A Poem for my Mother at Easter

Eggs. Fertility. Baby chicks and rabbits--the pagan roots of Easter run through the feminine.


Lemberg Castle with its red roofs and mountain surround.
While I was born in 1950, the egg that created me was born in my maternal grandmother in the late 1800's, not far from Lemberg Castle in Galicia. 

She left everything she knew and loved to immigrate to America when she was only fifteen. Because she died before I was born, what I know of her spirit has come to me through my mother, through the pulsating chains of light we share in our DNA.

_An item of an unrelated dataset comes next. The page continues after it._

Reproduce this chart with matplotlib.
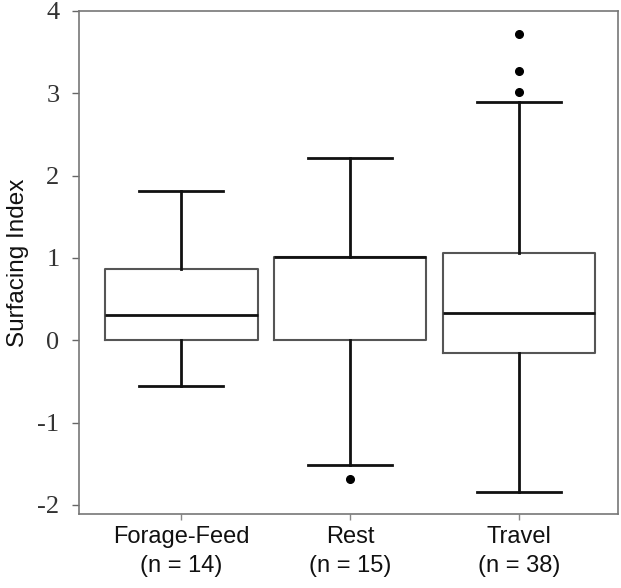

This poem in praise of that power.   

 
 Redeemer          

My mother on her knees one Sunday in Lent
bent to check the soil to divine
which bulbs survived the winter’s freeze
to bring the green come Easter.
She wore no gloves in spite of icy air,
and the memory of red polish on her nails
suggests something I couldn’t see then,
some sympathetic magic that could do more
than mend the frayed edges of my coat
or untangle snarls in my hair,
some sacrament that could make new tulips
rise up red against the faded fence
when fasting days finally ended
in the communion of colored eggs
and chocolate. On that day,
all of the ashes would be kissed from my brow,
because Mother on her knees one morning in Lent
bent to resurrect bouquets, indifferent to mud
that drenched  the hem of her Sunday dress.